Monday, Oct. 31, 1955
Mixed Fiction
THE PROPHET, by Sholem Asch (343 pp.; Putnam; $4) is the work of an expert at making a good thing out of the Good Book. As the high priest of the Neo-Apocrypha or Bible-improvement school of writing, Sholem Asch, 75, has racked up sales of more than 1,000,000 by gilding such subjects as the lives of Christ (The Nazarene), St. Paul (The Apostle), Mary and Moses. This time Asch has raided the Bible for the story of the second Isaiah, who roused the Jews out of their Babylonian captivity.* The book's religious message is swaddled in what Hollywood calls "production values," e.g., a 3-D tour of Nebuchadnezzar's Palace of the Hanging Gardens in Babylon, the orgiastic rites of a harlot votary of the goddess Ishtar ("Her breasts were encased in golden bowls"), Belshazzar's feast at which a disembodied hand dooms King and country with the famed handwriting on the wall.
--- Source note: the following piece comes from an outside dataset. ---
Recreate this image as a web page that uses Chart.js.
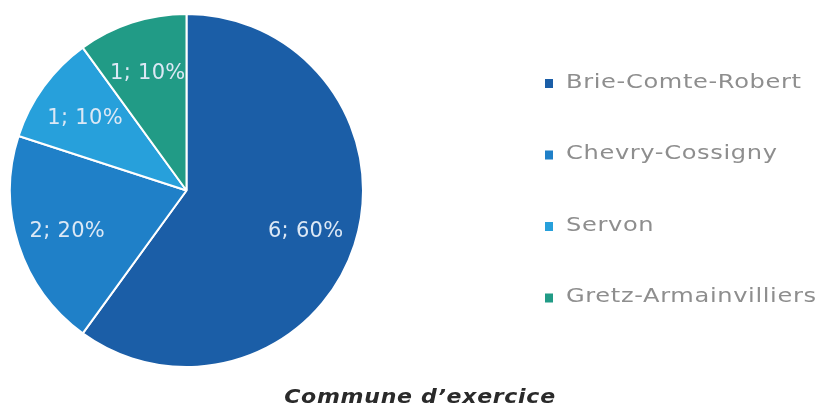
<!DOCTYPE html>
<html>
<head>
<meta charset="utf-8">
<script src="https://cdn.jsdelivr.net/npm/chart.js@4/dist/chart.umd.min.js"></script>
<style>
    html, body { margin: 0; padding: 0; background: #fff; }
    #wrap { width: 823px; height: 411px; }
</style>
</head>
<body>
<div id="wrap"><canvas id="myChart" width="823" height="411"></canvas></div>
<script>
// data
const communes = ['Brie-Comte-Robert', 'Chevry-Cossigny', 'Servon', 'Gretz-Armainvilliers'];
const effectifs = [6, 2, 1, 1];
const couleurs = ['#1b5ea7', '#1f80c8', '#27a0db', '#219b86'];
const titre = 'Commune d\u2019exercice';

// "6; 60%" labels inside each slice
const sliceLabels = {
    id: 'sliceLabels',
    afterDatasetsDraw(chart) {
        const { ctx } = chart;
        const total = effectifs.reduce((a, b) => a + b, 0);
        ctx.save();
        ctx.font = '21px "DejaVu Sans"';
        ctx.letterSpacing = '0.3px';
        ctx.fillStyle = '#dce8f5';
        ctx.textAlign = 'center';
        ctx.textBaseline = 'middle';
        chart.getDatasetMeta(0).data.forEach((arc, i) => {
            const { x, y, startAngle, endAngle, outerRadius } = arc.getProps(['x', 'y', 'startAngle', 'endAngle', 'outerRadius'], true);
            const mid = (startAngle + endAngle) / 2;
            const r = outerRadius * 0.71;
            const pct = Math.round(effectifs[i] / total * 100);
            ctx.fillText(effectifs[i] + '; ' + pct + '%', x + Math.cos(mid) * r, y + Math.sin(mid) * r + 2);
        });
        ctx.restore();
    }
};

// legend on the right + title under the chart (text stretched a bit, the original font is wide)
const legendeTitre = {
    id: 'legendeTitre',
    afterDraw(chart) {
        const { ctx } = chart;
        ctx.save();
        ctx.textBaseline = 'middle';
        communes.forEach((nom, i) => {
            const y = 83 + i * 71.5;
            ctx.fillStyle = couleurs[i];
            ctx.fillRect(545, y - 4, 8, 9);
            ctx.save();
            ctx.translate(566, y);
            ctx.scale(1.27, 1);
            ctx.font = '19px "DejaVu Sans"';
            ctx.letterSpacing = '0.5px';
            ctx.fillStyle = '#8e8e8e';
            ctx.textAlign = 'left';
            ctx.fillText(nom, 0, 0);
            ctx.restore();
        });
        ctx.translate(420, 398);
        ctx.scale(1.16, 1);
        ctx.font = 'italic bold 19px "DejaVu Sans"';
        ctx.letterSpacing = '0.6px';
        ctx.fillStyle = '#2a2a2a';
        ctx.textAlign = 'center';
        ctx.fillText(titre, 0, 0);
        ctx.restore();
    }
};

new Chart(document.getElementById('myChart'), {
    type: 'pie',
    data: {
        labels: communes,
        datasets: [{
            data: effectifs,
            backgroundColor: couleurs,
            borderColor: '#ffffff',
            borderWidth: 2
        }]
    },
    options: {
        responsive: false,
        animation: false,
        layout: { padding: { left: 9, top: 13, right: 459, bottom: 43 } },
        plugins: {
            legend: { display: false },
            tooltip: { enabled: false }
        }
    },
    plugins: [sliceLabels, legendeTitre]
});
</script>
</body>
</html>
Among the gauds and gods of sinful Babylon, the young and earnest Isaiah is a prophet without honor or glamour. Beaten and spit upon, the visionary nonetheless convinces a hard core of the faithful that Babylon will be overthrown and the Jews restored to their ancient homeland. At novel's end, the first of the Jews are on the homeward march. Occasionally moving in his hours of trial, Asch's man of God often seems less the eloquent, God-intoxicated psalm-singer of the great Biblical text ("Awake, awake, put on thy strength, O Zion . . .") than a bearded positive thinker doling out pep talks to the dispirited.
THE DAY OF THE FOX, by Norman Lewis (249 pp.; Rinehart; $3), brilliantly tells about a war of nerves in a Spanish village on the Costa Brava 16 years after the end of Spain's civil war. Its central character is Sebastian Costa, a fisherman who was unwillingly conscripted into the Franco army and decorated for an act of bravery he did not really perform. The village Republicans, who have neither forgiven nor forgotten the war, still subject Costa to a cold, polite but unrelenting boycott. When someone betrays a Republican agent sent from France, the village instantly, and without a hearing, condemns Costa.
The book makes its points with slashing impact in scenes as sharply etched as the sun-baked houses under the savage Spanish sun. English Author Lewis is as carefully dispassionate as Spain's Jose Maria Gironella in The Cypresses Believe in God, which massively documented the forces that carried Spain toward civil war (TIME, April 18). Lewis shows that in their hearts both sides have become tired of the stubbornly continuing conflict. The revolutionary has begun to suspect the motives of the revolution, the chief of police is sick of police power. In the end, Author Lewis seems to echo the policeman's plea: "Let's hear no more about Reds or Falangists either. Haven't we as a people the greatness of heart to admit it's possible we were both wrong?"
*Practically nothing is known about him. The first 39 chapters of the book of Isaiah are largely attributed to "the first Isaiah," who died long before the Babylonian captivity (which began in 597 B.C.). Most Biblical scholars consider the next 15 chapters of the book of Isaiah the work of a great unknown.